Choose a new container that is only slightly larger, to avoid problems with overpotting. Most bromeliads will be fine in a small or medium container, 7.5–12.5cm (3–5in) in diameter, as they tend to have compact root systems. Larger plants may need to be moved into a 17.5cm (7in) container if they become top heavy or the rosettes start to get overcrowded.
Use a free-draining compost mix of fine composted bark (or orchid compost), perlite and coir fibre, in equal proportions. These ingredients are stocked by most garden centres
Alternatively, use an equal-parts mix of fine composted bark (or orchid compost) and multipurpose compost, including peat-free options
Ready-mixed bromeliad compost may also be available, and cymbidium orchid compost can also be used
Make sure the plant is positioned in its new container at the same level it was previously growing
Bromeliads are tender and won't survive frosts.
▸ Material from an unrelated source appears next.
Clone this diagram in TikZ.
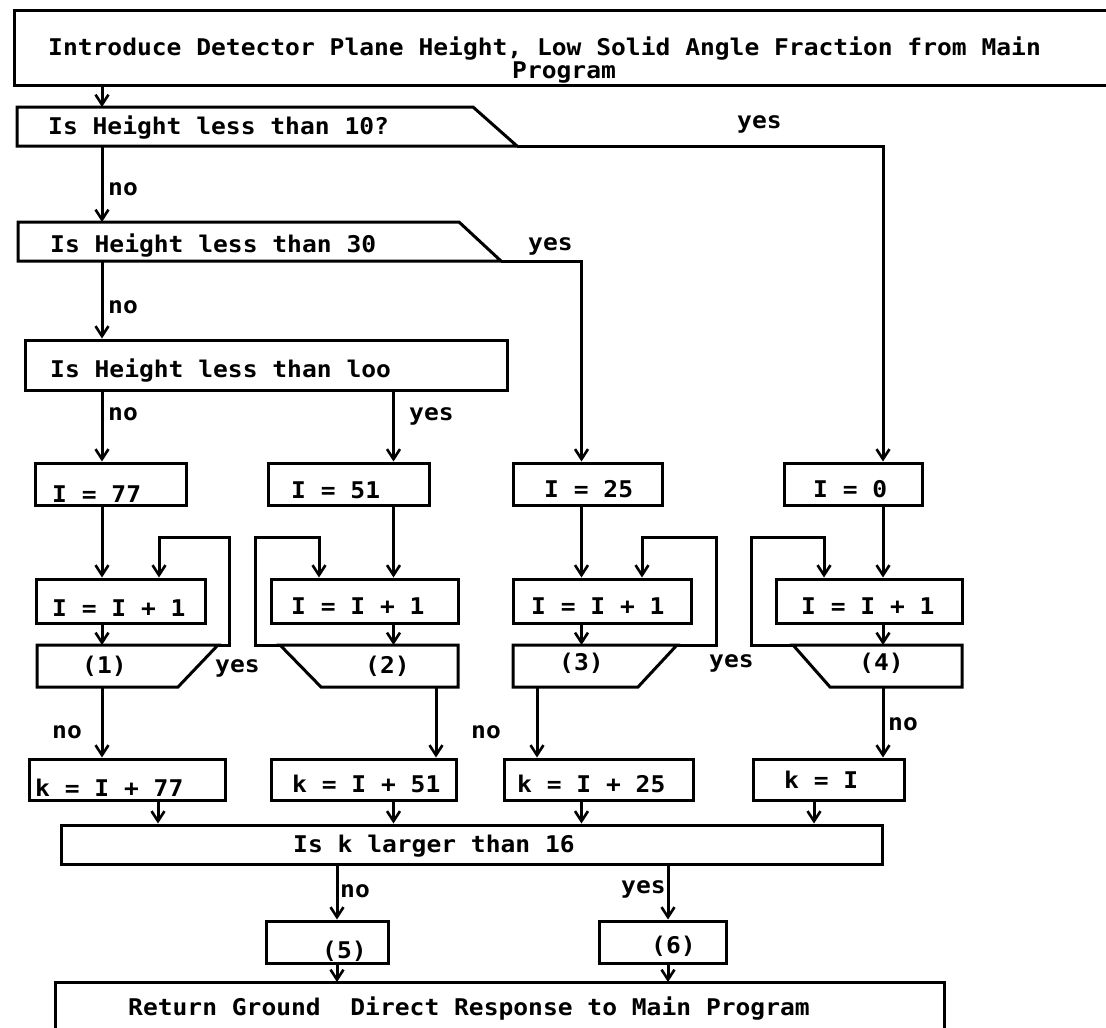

They can be moved outdoors in summer, but must be brought indoors in autumn, before night temperatures drop to 10ºC (50ºF).
In some very sheltered, frost-free locations, some of the more resilient bromeliads, such as fascicularias, puyas and Billbergia nutans, may survive outdoors in mild winters. See our guide to preventing winter damage.
Caring for older plants
Most rosette-forming bromeliads flower only once in their lifetime, then start to die off. But before they do so, they usually produce new plants around the base – see Propagating, below.
No pruning or training is necessary.
Most rosette-forming bromeliads are easy to propagate from 'offsets', which are baby plants produced around the base of a mature plant. Bromeliads can also be grown from seed, but this is trickier and slower.
Growing from offsets
With most rosette bromeliads, the main plant will eventually die off after flowering. But it will usually have produced several baby plants, known as offsets, around the base. However, plants bought in flower seldom have offsets, although if you continue to water them, new shoots will usually form. Old plants can be kept for two to three years, and will produce offsets at intervals.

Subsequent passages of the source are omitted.